- GIVEN INSTRUCTION
Repeat the data word for word. Do not include the pictures.

- DATA LINES
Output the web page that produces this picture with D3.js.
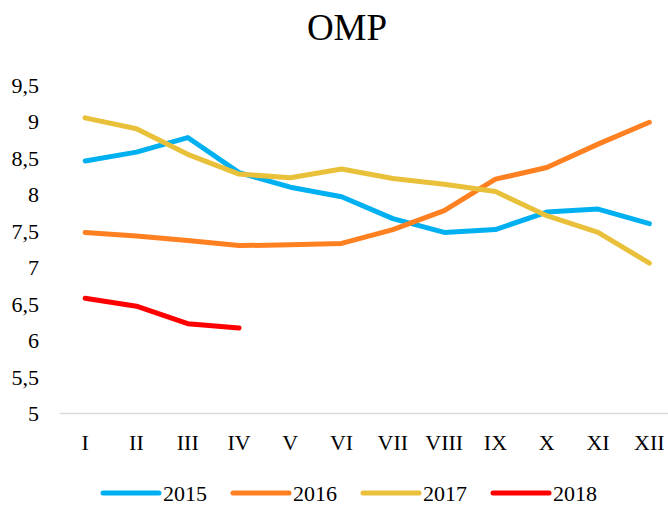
<!DOCTYPE html>
<html>
<head>
<meta charset="utf-8">
<script src="https://cdn.jsdelivr.net/npm/d3@7"></script>
<style>
  body { margin: 0; background: #fff; }
  text { font-family: "Liberation Serif", "Times New Roman", serif; fill: #000; }
</style>
</head>
<body>
<svg id="chart"></svg>
<script>
var months = ['I', 'II', 'III', 'IV', 'V', 'VI', 'VII', 'VIII', 'IX', 'X', 'XI', 'XII'];
var yTicks = [5, 5.5, 6, 6.5, 7, 7.5, 8, 8.5, 9, 9.5];

var v2015 = [8.46, 8.58, 8.78, 8.30, 8.10, 7.97, 7.67, 7.48, 7.52, 7.76, 7.80, 7.60];
var v2016 = [7.48, 7.43, 7.37, 7.30, 7.31, 7.33, 7.52, 7.78, 8.21, 8.37, 8.69, 8.99];
var v2017 = [9.05, 8.90, 8.55, 8.28, 8.23, 8.35, 8.22, 8.14, 8.04, 7.71, 7.48, 7.06];
var v2018 = [6.58, 6.47, 6.23, 6.17];

var series = [
    { name: '2015', values: v2015, color: '#00B0F0' },
    { name: '2016', values: v2016, color: '#FF8021' },
    { name: '2017', values: v2017, color: '#E9C03A' },
    { name: '2018', values: v2018, color: '#FF0000' }
];

var width = 668, height = 505;

var svg = d3.select('#chart')
    .attr('width', width)
    .attr('height', height);

var x = d3.scaleBand().domain(months).range([59.5, 675]);
var y = d3.scaleLinear().domain([5, 9.5]).range([413.5, 85]);

// title
svg.append('text')
    .attr('x', 347)
    .attr('y', 40)
    .attr('text-anchor', 'middle')
    .style('font-size', '37px')
    .text('OMP');

// baseline axis
svg.append('line')
    .attr('x1', 59.5).attr('x2', width)
    .attr('y1', y(5)).attr('y2', y(5))
    .attr('stroke', '#D9D9D9')
    .attr('stroke-width', 1.5);

// y tick labels
svg.append('g').selectAll('text')
    .data(yTicks)
    .join('text')
    .attr('x', 39)
    .attr('y', d => y(d))
    .attr('dy', '0.35em')
    .attr('text-anchor', 'end')
    .style('font-size', '22px')
    .text(d => String(d).replace('.', ','));

// x tick labels
svg.append('g').selectAll('text')
    .data(months)
    .join('text')
    .attr('x', d => x(d) + x.bandwidth() / 2)
    .attr('y', 450)
    .attr('text-anchor', 'middle')
    .style('font-size', '22px')
    .text(d => d);

var line = d3.line()
    .x((d, i) => x(months[i]) + x.bandwidth() / 2)
    .y(d => y(d));

svg.append('g').selectAll('path')
    .data(series)
    .join('path')
    .attr('d', d => line(d.values))
    .attr('fill', 'none')
    .attr('stroke', d => d.color)
    .attr('stroke-width', 5)
    .attr('stroke-linejoin', 'round')
    .attr('stroke-linecap', 'round');

// legend
var legend = svg.append('g').selectAll('g')
    .data(series)
    .join('g')
    .attr('transform', (d, i) => `translate(${103 + i * 130}, 493)`);

legend.append('line')
    .attr('x1', 0).attr('x2', 56)
    .attr('y1', 0).attr('y2', 0)
    .attr('stroke', d => d.color)
    .attr('stroke-width', 5)
    .attr('stroke-linecap', 'round');

legend.append('text')
    .attr('x', 60)
    .attr('y', 8)
    .style('font-size', '22px')
    .text(d => d.name);
</script>
</body>
</html>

- EXERCISE ANSWER
Output the web page that produces this picture with D3.js.
<!DOCTYPE html>
<html>
<head>
<meta charset="utf-8">
<script src="https://cdn.jsdelivr.net/npm/d3@7"></script>
<style>
  body { margin: 0; background: #fff; }
  text { font-family: "Liberation Serif", "Times New Roman", serif; fill: #000; }
</style>
</head>
<body>
<svg id="chart"></svg>
<script>
var months = ['I', 'II', 'III', 'IV', 'V', 'VI', 'VII', 'VIII', 'IX', 'X', 'XI', 'XII'];
var yTicks = [5, 5.5, 6, 6.5, 7, 7.5, 8, 8.5, 9, 9.5];

var v2015 = [8.46, 8.58, 8.78, 8.30, 8.10, 7.97, 7.67, 7.48, 7.52, 7.76, 7.80, 7.60];
var v2016 = [7.48, 7.43, 7.37, 7.30, 7.31, 7.33, 7.52, 7.78, 8.21, 8.37, 8.69, 8.99];
var v2017 = [9.05, 8.90, 8.55, 8.28, 8.23, 8.35, 8.22, 8.14, 8.04, 7.71, 7.48, 7.06];
var v2018 = [6.58, 6.47, 6.23, 6.17];

var series = [
    { name: '2015', values: v2015, color: '#00B0F0' },
    { name: '2016', values: v2016, color: '#FF8021' },
    { name: '2017', values: v2017, color: '#E9C03A' },
    { name: '2018', values: v2018, color: '#FF0000' }
];

var width = 668, height = 505;

var svg = d3.select('#chart')
    .attr('width', width)
    .attr('height', height);

var x = d3.scaleBand().domain(months).range([59.5, 675]);
var y = d3.scaleLinear().domain([5, 9.5]).range([413.5, 85]);

// title
svg.append('text')
    .attr('x', 347)
    .attr('y', 40)
    .attr('text-anchor', 'middle')
    .style('font-size', '37px')
    .text('OMP');

// baseline axis
svg.append('line')
    .attr('x1', 59.5).attr('x2', width)
    .attr('y1', y(5)).attr('y2', y(5))
    .attr('stroke', '#D9D9D9')
    .attr('stroke-width', 1.5);

// y tick labels
svg.append('g').selectAll('text')
    .data(yTicks)
    .join('text')
    .attr('x', 39)
    .attr('y', d => y(d))
    .attr('dy', '0.35em')
    .attr('text-anchor', 'end')
    .style('font-size', '22px')
    .text(d => String(d).replace('.', ','));

// x tick labels
svg.append('g').selectAll('text')
    .data(months)
    .join('text')
    .attr('x', d => x(d) + x.bandwidth() / 2)
    .attr('y', 450)
    .attr('text-anchor', 'middle')
    .style('font-size', '22px')
    .text(d => d);

var line = d3.line()
    .x((d, i) => x(months[i]) + x.bandwidth() / 2)
    .y(d => y(d));

svg.append('g').selectAll('path')
    .data(series)
    .join('path')
    .attr('d', d => line(d.values))
    .attr('fill', 'none')
    .attr('stroke', d => d.color)
    .attr('stroke-width', 5)
    .attr('stroke-linejoin', 'round')
    .attr('stroke-linecap', 'round');

// legend
var legend = svg.append('g').selectAll('g')
    .data(series)
    .join('g')
    .attr('transform', (d, i) => `translate(${103 + i * 130}, 493)`);

legend.append('line')
    .attr('x1', 0).attr('x2', 56)
    .attr('y1', 0).attr('y2', 0)
    .attr('stroke', d => d.color)
    .attr('stroke-width', 5)
    .attr('stroke-linecap', 'round');

legend.append('text')
    .attr('x', 60)
    .attr('y', 8)
    .style('font-size', '22px')
    .text(d => d.name);
</script>
</body>
</html>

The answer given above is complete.